• **GIVEN REQUEST**: Leave out any pictures and transcribe all other data below exactly.

• **DATASET EXTRACT**:
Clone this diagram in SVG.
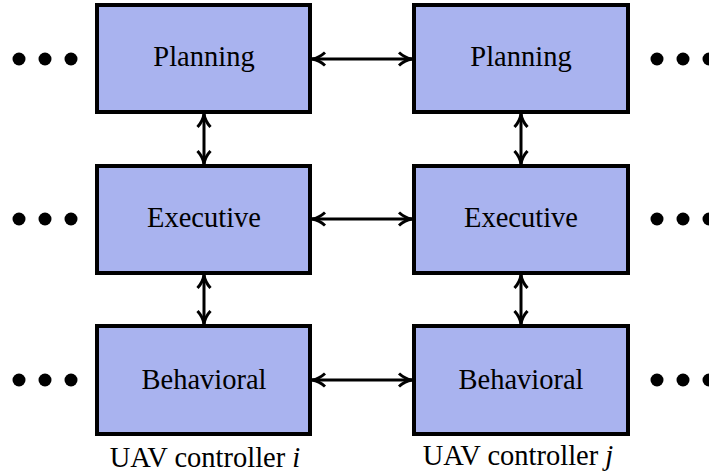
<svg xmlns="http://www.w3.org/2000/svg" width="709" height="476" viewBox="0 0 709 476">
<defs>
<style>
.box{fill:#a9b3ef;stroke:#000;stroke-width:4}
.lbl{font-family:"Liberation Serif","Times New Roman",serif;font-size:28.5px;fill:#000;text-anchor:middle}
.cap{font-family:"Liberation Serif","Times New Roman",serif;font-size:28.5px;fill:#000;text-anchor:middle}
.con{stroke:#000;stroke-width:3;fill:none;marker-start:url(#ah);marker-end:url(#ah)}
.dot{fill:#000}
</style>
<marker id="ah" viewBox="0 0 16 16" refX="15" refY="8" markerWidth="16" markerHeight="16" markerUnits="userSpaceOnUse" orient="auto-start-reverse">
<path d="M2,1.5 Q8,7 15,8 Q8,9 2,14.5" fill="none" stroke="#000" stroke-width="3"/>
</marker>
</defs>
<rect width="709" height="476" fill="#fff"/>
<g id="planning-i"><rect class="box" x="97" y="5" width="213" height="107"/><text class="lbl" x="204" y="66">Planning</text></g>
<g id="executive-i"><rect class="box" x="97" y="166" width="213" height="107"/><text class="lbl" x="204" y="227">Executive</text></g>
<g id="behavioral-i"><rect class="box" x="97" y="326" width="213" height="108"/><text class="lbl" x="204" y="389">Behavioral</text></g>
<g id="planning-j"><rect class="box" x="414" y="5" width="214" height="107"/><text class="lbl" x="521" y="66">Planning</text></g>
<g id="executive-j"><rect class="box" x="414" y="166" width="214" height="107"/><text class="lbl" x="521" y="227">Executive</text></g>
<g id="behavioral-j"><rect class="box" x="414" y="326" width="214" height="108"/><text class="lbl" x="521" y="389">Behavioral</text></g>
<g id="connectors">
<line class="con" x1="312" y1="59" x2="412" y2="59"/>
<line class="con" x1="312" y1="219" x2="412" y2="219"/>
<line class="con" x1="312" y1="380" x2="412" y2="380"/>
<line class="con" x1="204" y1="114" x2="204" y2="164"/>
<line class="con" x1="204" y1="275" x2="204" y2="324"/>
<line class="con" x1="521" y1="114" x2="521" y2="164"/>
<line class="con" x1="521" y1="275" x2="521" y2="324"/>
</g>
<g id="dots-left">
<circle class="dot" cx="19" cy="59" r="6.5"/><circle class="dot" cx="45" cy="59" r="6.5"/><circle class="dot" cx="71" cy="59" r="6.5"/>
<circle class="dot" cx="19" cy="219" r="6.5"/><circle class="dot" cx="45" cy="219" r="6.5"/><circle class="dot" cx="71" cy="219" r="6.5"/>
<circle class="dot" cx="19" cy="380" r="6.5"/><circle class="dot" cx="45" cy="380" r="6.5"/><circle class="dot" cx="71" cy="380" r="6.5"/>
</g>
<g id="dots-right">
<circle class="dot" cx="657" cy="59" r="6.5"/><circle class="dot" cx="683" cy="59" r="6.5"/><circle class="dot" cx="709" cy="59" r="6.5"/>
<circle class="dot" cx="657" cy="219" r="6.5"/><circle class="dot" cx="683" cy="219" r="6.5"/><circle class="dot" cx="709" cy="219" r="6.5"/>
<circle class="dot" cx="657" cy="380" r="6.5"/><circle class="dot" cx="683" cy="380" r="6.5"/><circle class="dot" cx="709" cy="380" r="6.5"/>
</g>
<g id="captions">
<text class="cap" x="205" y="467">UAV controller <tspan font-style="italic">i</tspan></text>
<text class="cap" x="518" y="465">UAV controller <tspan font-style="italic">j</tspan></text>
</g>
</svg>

• **SOLVED EXERCISE**:
Clone this diagram in SVG.
<svg xmlns="http://www.w3.org/2000/svg" width="709" height="476" viewBox="0 0 709 476">
<defs>
<style>
.box{fill:#a9b3ef;stroke:#000;stroke-width:4}
.lbl{font-family:"Liberation Serif","Times New Roman",serif;font-size:28.5px;fill:#000;text-anchor:middle}
.cap{font-family:"Liberation Serif","Times New Roman",serif;font-size:28.5px;fill:#000;text-anchor:middle}
.con{stroke:#000;stroke-width:3;fill:none;marker-start:url(#ah);marker-end:url(#ah)}
.dot{fill:#000}
</style>
<marker id="ah" viewBox="0 0 16 16" refX="15" refY="8" markerWidth="16" markerHeight="16" markerUnits="userSpaceOnUse" orient="auto-start-reverse">
<path d="M2,1.5 Q8,7 15,8 Q8,9 2,14.5" fill="none" stroke="#000" stroke-width="3"/>
</marker>
</defs>
<rect width="709" height="476" fill="#fff"/>
<g id="planning-i"><rect class="box" x="97" y="5" width="213" height="107"/><text class="lbl" x="204" y="66">Planning</text></g>
<g id="executive-i"><rect class="box" x="97" y="166" width="213" height="107"/><text class="lbl" x="204" y="227">Executive</text></g>
<g id="behavioral-i"><rect class="box" x="97" y="326" width="213" height="108"/><text class="lbl" x="204" y="389">Behavioral</text></g>
<g id="planning-j"><rect class="box" x="414" y="5" width="214" height="107"/><text class="lbl" x="521" y="66">Planning</text></g>
<g id="executive-j"><rect class="box" x="414" y="166" width="214" height="107"/><text class="lbl" x="521" y="227">Executive</text></g>
<g id="behavioral-j"><rect class="box" x="414" y="326" width="214" height="108"/><text class="lbl" x="521" y="389">Behavioral</text></g>
<g id="connectors">
<line class="con" x1="312" y1="59" x2="412" y2="59"/>
<line class="con" x1="312" y1="219" x2="412" y2="219"/>
<line class="con" x1="312" y1="380" x2="412" y2="380"/>
<line class="con" x1="204" y1="114" x2="204" y2="164"/>
<line class="con" x1="204" y1="275" x2="204" y2="324"/>
<line class="con" x1="521" y1="114" x2="521" y2="164"/>
<line class="con" x1="521" y1="275" x2="521" y2="324"/>
</g>
<g id="dots-left">
<circle class="dot" cx="19" cy="59" r="6.5"/><circle class="dot" cx="45" cy="59" r="6.5"/><circle class="dot" cx="71" cy="59" r="6.5"/>
<circle class="dot" cx="19" cy="219" r="6.5"/><circle class="dot" cx="45" cy="219" r="6.5"/><circle class="dot" cx="71" cy="219" r="6.5"/>
<circle class="dot" cx="19" cy="380" r="6.5"/><circle class="dot" cx="45" cy="380" r="6.5"/><circle class="dot" cx="71" cy="380" r="6.5"/>
</g>
<g id="dots-right">
<circle class="dot" cx="657" cy="59" r="6.5"/><circle class="dot" cx="683" cy="59" r="6.5"/><circle class="dot" cx="709" cy="59" r="6.5"/>
<circle class="dot" cx="657" cy="219" r="6.5"/><circle class="dot" cx="683" cy="219" r="6.5"/><circle class="dot" cx="709" cy="219" r="6.5"/>
<circle class="dot" cx="657" cy="380" r="6.5"/><circle class="dot" cx="683" cy="380" r="6.5"/><circle class="dot" cx="709" cy="380" r="6.5"/>
</g>
<g id="captions">
<text class="cap" x="205" y="467">UAV controller <tspan font-style="italic">i</tspan></text>
<text class="cap" x="518" y="465">UAV controller <tspan font-style="italic">j</tspan></text>
</g>
</svg>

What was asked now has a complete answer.